RECAP: No. 1 Baylor, No. 5 Southern Cal no longer undefeated after wild Tuesday
Baylor was at home. The Bears had won 22 in a row in Waco, by an average of 26 points. They had lost once in three years and 35 games in their friendly confines. And here was Texas Tech, surely worn after recent heavyweight games against Iowa State and Kansas, and some of its top players still fighting injuries.
The early Baylor 15-point lead seemed a sign. This could be a smack down. Only, it wasn’t. The Red Raiders shredded the Bears’ defense for 50.9 shooting, attacked the basket and disrupted Baylor’s rollicking offense. When it was over, they had not only taken down the No. 1 team 65-62, but had outscored Kansas and Baylor in the paint by a rather staggering 80-40.
It’s been some week for Texas Tech. The Red Raiders lost by four points at Iowa State with their top two scorers missing. Then beat No. 6 Kansas, then top-ranked Baylor. That made three opponents from the top-11 in seven days, and Texas Tech nearly bagged all of them. Mark Adams should be on the short list for new coach of the year. According to Stats by STATS, the last first-year coach to beat an AP No. 1 team on the road was Maryland’s Gary Williams 35 years ago.
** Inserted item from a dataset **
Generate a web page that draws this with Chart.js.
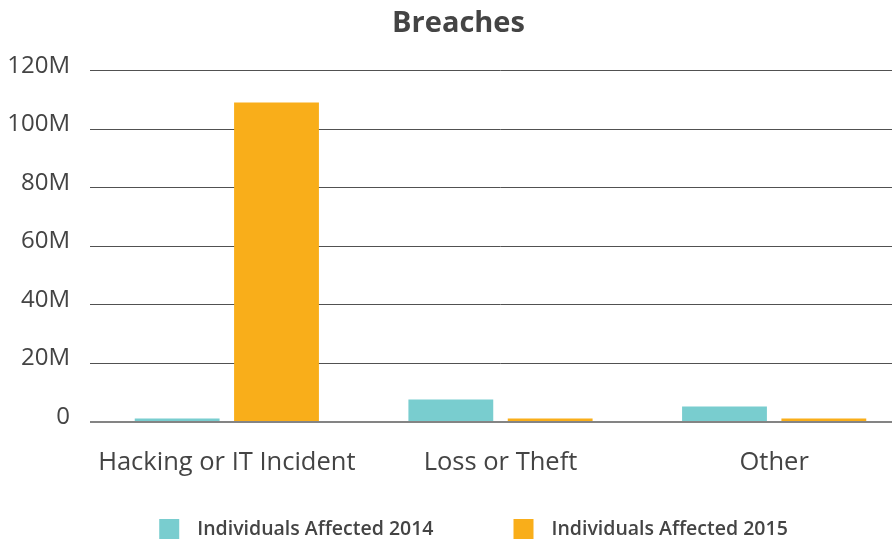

For Baylor, it was a rare experience; not just the loss, but playing in a close game. Only one of the Bears’ 15 wins had been under eight points, but it was never going to stay that way once conference games began. “In the Big 12 every day we’re going to get everybody’s best shot,” forward Jonathan Tchamwa Tchatchoua said. “Our goal is to win the last game of the season and we’re going to learn from this.”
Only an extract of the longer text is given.